As a Biden administration seeks to heal wounds and bring the country together, the president-elect should not mistake common ground for justice. Police violence against people of color, systemic racism and a reckoning with the nation’s enduring sin of white supremacy must be confronted. Appeals to civility should not be used to silence those who are demanding equality.

Biden can amplify the voices of activists and organizers demanding change. If Trump energized white supremacists, the new president can not only reject the purveyors of hate but also lift up and affirm advocates who have long fought for racial justice.

Given the legal challenge to Roe v. Wade and the addition of another conservative Catholic on the Supreme Court, abortion is likely to become an even more divisive issue in the years to come. Biden will continue to be targeted by bishops and other Catholics who oppose abortion rights. He can’t likely heal the divide on this issue, but he can lower the rhetorical temperature and acknowledge the moral complexity and sincere commitments people hold on both sides.

In doing so, he would take a page from Barack Obama. In his 2009 commencement address at the University of Notre Dame, Obama urged that we “work together to reduce the number of women seeking abortions; let’s reduce unintended pregnancies.”
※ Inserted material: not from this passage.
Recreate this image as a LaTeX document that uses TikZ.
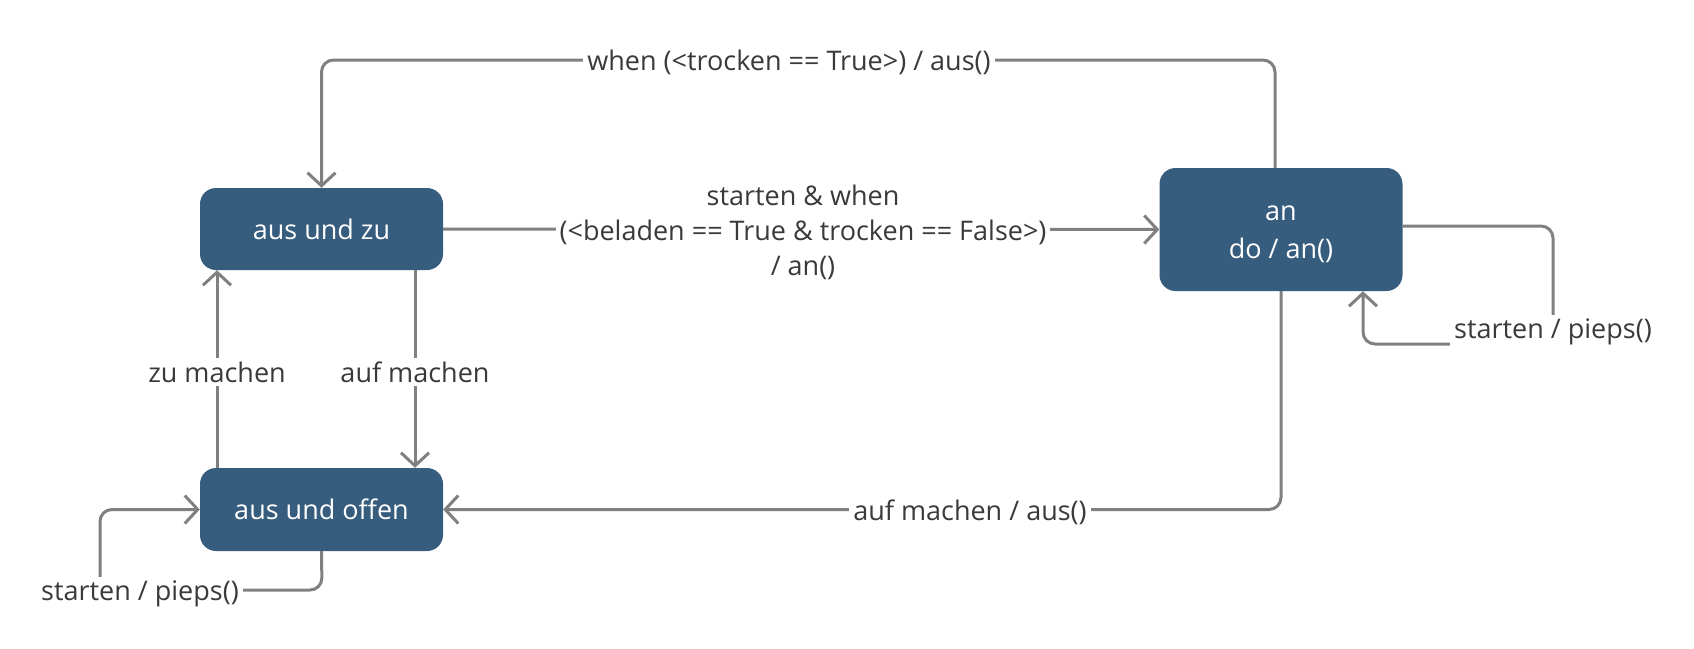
\documentclass[tikz,border=0pt]{standalone}
\usepackage{fontspec}
\setmainfont{Open Sans}
\usetikzlibrary{arrows.meta,calc}
\definecolor{boxblue}{HTML}{365C7E}
\definecolor{edgegray}{HTML}{808080}
\definecolor{txtgray}{HTML}{3A3A3A}
\tikzset{
  statebox/.style={fill=boxblue, draw=none, rounded corners=16pt, text=white,
    font=\fontsize{27}{38}\selectfont, align=center, inner sep=0pt},
  statetext/.style={text=white, font=\fontsize{27}{38}\selectfont, align=center, inner sep=0pt},
  edge/.style={draw=edgegray, line width=3pt, rounded corners=12pt,
    -{Straight Barb[length=13pt,width=28pt,line width=3pt]}},
  lbl/.style={fill=white, text=txtgray, font=\fontsize{27}{35}\selectfont,
    align=center, inner sep=4pt}
}
\begin{document}
\begin{tikzpicture}[x=1pt,y=-1pt]
\useasboundingbox (0,0) rectangle (1694,648);
\node[statebox, minimum width=243pt, minimum height=82pt] (zu) at (321.5,229) {aus und zu};
\node[statebox, minimum width=243pt, minimum height=83pt] (offen) at (321.5,509.5) {aus und offen};
\node[statebox, minimum width=243pt, minimum height=123pt] (an) at (1281,229.5) {};
\node[statetext] (antext) at ([yshift=-5pt]an.center) {an\\do / an()};

\coordinate (topy) at (0,60);
\coordinate (anup) at ([xshift=-6pt]an.north);
\draw[edge] (anup) -- (anup |- topy) -- (zu.north |- topy) -- (zu.north);

\draw[edge] (zu.east) -- (an.west);

\coordinate (loopA) at (1553,226);
\coordinate (loopB) at (1553,344);
\coordinate (loopC) at (1363,344);
\draw[edge] (an.east |- loopA) -- (loopA) -- (loopB) -- (loopC) -- (loopC |- an.south);

\coordinate (loopD) at (322,590);
\coordinate (loopE) at (100,590);
\coordinate (loopF) at (100,509.5);
\draw[edge] (offen.south) -- (loopD) -- (loopE) -- (loopF) -- (offen.west);

\coordinate (aufx) at (415,0);
\coordinate (zux) at (217,0);
\draw[edge] (aufx |- zu.south) -- (aufx |- offen.north);
\draw[edge] (zux |- offen.north) -- (zux |- zu.south);

\draw[edge] (an.south) -- (an.south |- offen.east) -- (offen.east);

\node[lbl] (ltop) at (789,62) {when (<trocken == True>) / aus()};
\node[lbl] (lmid) at (803,232) {starten \& when\\(<beladen == True \& trocken == False>)\\/ an()};
\node[lbl] (lzu) at (217,372) {zu machen};
\node[lbl] (lauf) at (415,372) {auf machen};
\node[lbl] (lbot) at (970,512) {auf machen / aus()};
\node[lbl] (lan) at (1553,332) {starten / pieps()};
\node[lbl] (loff) at (140,594) {starten / pieps()};
\end{tikzpicture}
\end{document}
Obama rejected zero-sum thinking by noting that we should “make sure that all of our health-care policies are grounded in sound science, but also in clear ethics, as well as respect for the equality of women.” Biden will not win over everyone with this message (Obama did not), but he could potentially create more political space for a better public discourse.

Biden values his religious roots, understands firsthand how people suffer and fights for the common good. The era of crass, transactional Christianity in the White House is ending.